Mentzell’s personal connection to the company’s mission helps him to be mindful of the never-ending work involved in creating an aware culture. As HR director, an unusual position in a company of this size, he oversees hiring, mediates disputes, communicates financial results, negotiates benefits, and trains managers. He reports directly to the CEO. “I’m responsible for how management happens here,” he says. Other than that, most of Mentzell’s job is typical HR: recruitment, benefits, compensation, performance reviews, and training.
“I’m surprised how much of my job is routine,” he says, almost sheepishly.

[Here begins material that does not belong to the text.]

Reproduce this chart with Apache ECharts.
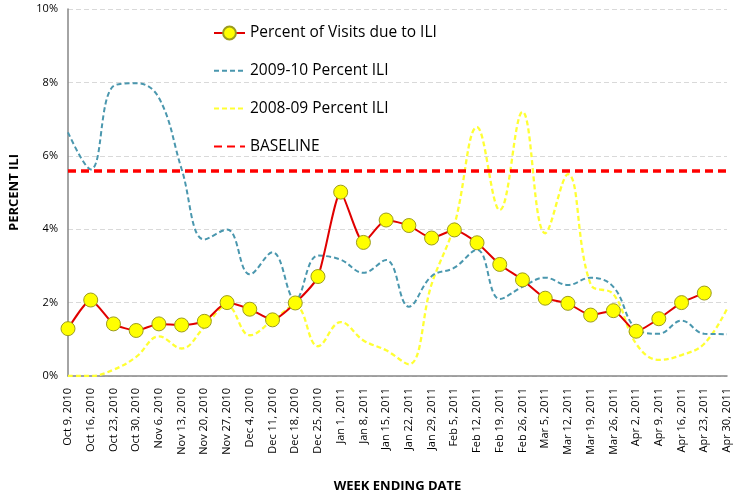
<!DOCTYPE html>
<html lang="en">
<head>
    <meta charset="UTF-8">
    <title>Percent ILI</title>
    <style>
        html, body { margin: 0; padding: 0; background: #fff; }
        #chart { width: 741px; height: 498px; }
    </style>
</head>
<body>
    <div id="chart"></div>
</body>
<script src="https://cdn.jsdelivr.net/npm/echarts@6/dist/echarts.min.js"></script>
<script type="text/javascript">
    // week ending dates
    const weeks = [
        'Oct 9, 2010', 'Oct 16, 2010', 'Oct 23, 2010', 'Oct 30, 2010', 'Nov 6, 2010',
        'Nov 13, 2010', 'Nov 20, 2010', 'Nov 27, 2010', 'Dec 4, 2010', 'Dec 11, 2010',
        'Dec 18, 2010', 'Dec 25, 2010', 'Jan 1, 2011', 'Jan 8, 2011', 'Jan 15, 2011',
        'Jan 22, 2011', 'Jan 29, 2011', 'Feb 5, 2011', 'Feb 12, 2011', 'Feb 19, 2011',
        'Feb 26, 2011', 'Mar 5, 2011', 'Mar 12, 2011', 'Mar 19, 2011', 'Mar 26, 2011',
        'Apr 2, 2011', 'Apr 9, 2011', 'Apr 16, 2011', 'Apr 23, 2011', 'Apr 30, 2011'
    ];

    // percent of visits due to ILI (current season)
    const visitsILI = [
        1.29, 2.07, 1.42, 1.24, 1.42, 1.39, 1.49, 2.00, 1.82, 1.53,
        1.99, 2.71, 5.01, 3.64, 4.25, 4.10, 3.76, 3.98, 3.63, 3.04,
        2.62, 2.12, 1.98, 1.66, 1.78, 1.22, 1.56, 2.00, 2.26, null
    ];

    // 2009-10 season
    const ili0910 = [
        6.64, 5.63, 7.90, 7.98, 7.58, 5.64, 3.72, 3.99, 2.77, 3.37,
        2.08, 3.28, 3.17, 2.81, 3.16, 1.89, 2.72, 2.95, 3.44, 2.10,
        2.43, 2.68, 2.48, 2.68, 2.43, 1.29, 1.15, 1.51, 1.15, 1.14
    ];

    // 2008-09 season
    const ili0809 = [
        0.00, 0.00, 0.17, 0.52, 1.08, 0.75, 1.33, 1.92, 1.11, 1.51,
        1.92, 0.81, 1.47, 0.97, 0.70, 0.32, 2.50, 4.11, 6.78, 4.52,
        7.20, 3.89, 5.50, 2.50, 2.23, 0.88, 0.44, 0.57, 0.88, 1.83
    ];

    const baseline = 5.58;

    const font = 'Open Sans';
    // hides the dot the legend draws for lines without symbols
    const noDot = { color: 'rgba(0,0,0,0)', borderWidth: 0 };

    let chart = echarts.init(document.getElementById('chart'));
    let option = {
        backgroundColor: '#fff',
        animation: false,
        textStyle: { fontFamily: font },
        grid: {
            left: 67,
            right: 14,
            top: 9,
            bottom: 118
        },
        legend: {
            orient: 'vertical',
            left: 208,
            top: 20,
            itemWidth: 31,
            itemHeight: 16,
            itemGap: 21.8,
            textStyle: { fontSize: 15.5, color: '#000', fontFamily: font },
            data: [
                { name: 'Percent of Visits due to ILI' },
                { name: '2009-10 Percent ILI', itemStyle: noDot },
                { name: '2008-09 Percent ILI', itemStyle: noDot },
                { name: 'BASELINE', itemStyle: noDot }
            ]
        },
        xAxis: {
            type: 'category',
            data: weeks,
            boundaryGap: false,
            name: 'WEEK ENDING DATE',
            nameLocation: 'middle',
            nameGap: 104,
            nameTextStyle: { fontWeight: 'bold', fontSize: 13, color: '#000' },
            axisLine: { lineStyle: { color: '#868686', width: 1.5 } },
            axisTick: { show: false },
            axisLabel: {
                rotate: 90,
                interval: 0,
                fontSize: 11,
                color: '#000',
                margin: 12
            }
        },
        yAxis: {
            type: 'value',
            min: 0,
            max: 10,
            interval: 2,
            name: 'PERCENT ILI',
            nameLocation: 'middle',
            nameGap: 47,
            nameTextStyle: { fontWeight: 'bold', fontSize: 13, color: '#000' },
            axisLine: { show: true, lineStyle: { color: '#868686', width: 1.5 } },
            axisTick: { show: false },
            axisLabel: {
                formatter: '{value}%',
                fontSize: 11,
                color: '#000',
                margin: 10
            },
            splitLine: { lineStyle: { color: '#d9d9d9', type: [5, 3] } }
        },
        series: [{
            name: 'Percent of Visits due to ILI',
            type: 'line',
            data: visitsILI,
            smooth: 0.2,
            z: 5,
            symbol: 'circle',
            symbolSize: 14,
            lineStyle: { color: '#e00000', width: 2 },
            itemStyle: { color: '#ffff00', borderColor: '#9c9c1e', borderWidth: 1 }
        }, {
            name: '2009-10 Percent ILI',
            type: 'line',
            data: ili0910,
            smooth: 0.4,
            showSymbol: false,
            symbol: 'none',
            z: 3,
            itemStyle: { color: '#4a97ae' },
            lineStyle: { color: '#4a97ae', width: 2, type: [5, 3] }
        }, {
            name: '2008-09 Percent ILI',
            type: 'line',
            data: ili0809,
            smooth: 0.4,
            showSymbol: false,
            symbol: 'none',
            z: 2,
            itemStyle: { color: '#ffff33' },
            lineStyle: { color: '#ffff33', width: 2.3, type: [5, 3] }
        }, {
            name: 'BASELINE',
            type: 'line',
            data: [],
            symbol: 'none',
            z: 4,
            itemStyle: { color: '#ff0000' },
            lineStyle: { color: '#ff0000', width: 3.5, type: [8, 5] },
            markLine: {
                silent: true,
                symbol: 'none',
                label: { show: false },
                lineStyle: { color: '#ff0000', width: 3.5, type: [8, 5] },
                data: [{ yAxis: baseline }]
            }
        }]
    };
    chart.setOption(option);
</script>
</html>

It could be routine because Sounds True is as mindful of human needs as it is of business needs, although Mentzell would be the first to say that maintaining the balance between financial and human goals is not easy. Shift too far in one direction and business suffers. Shift too far in the other and morale withers. But by staying aware that both goals are important — and by integrating that awareness into daily business practices — Sounds True has been able to weather hard times.
“Enlightened HR?” Mentzell asks. “Sounds True should not be portrayed as having figured it out, but merely striving to find a better way of doing business.”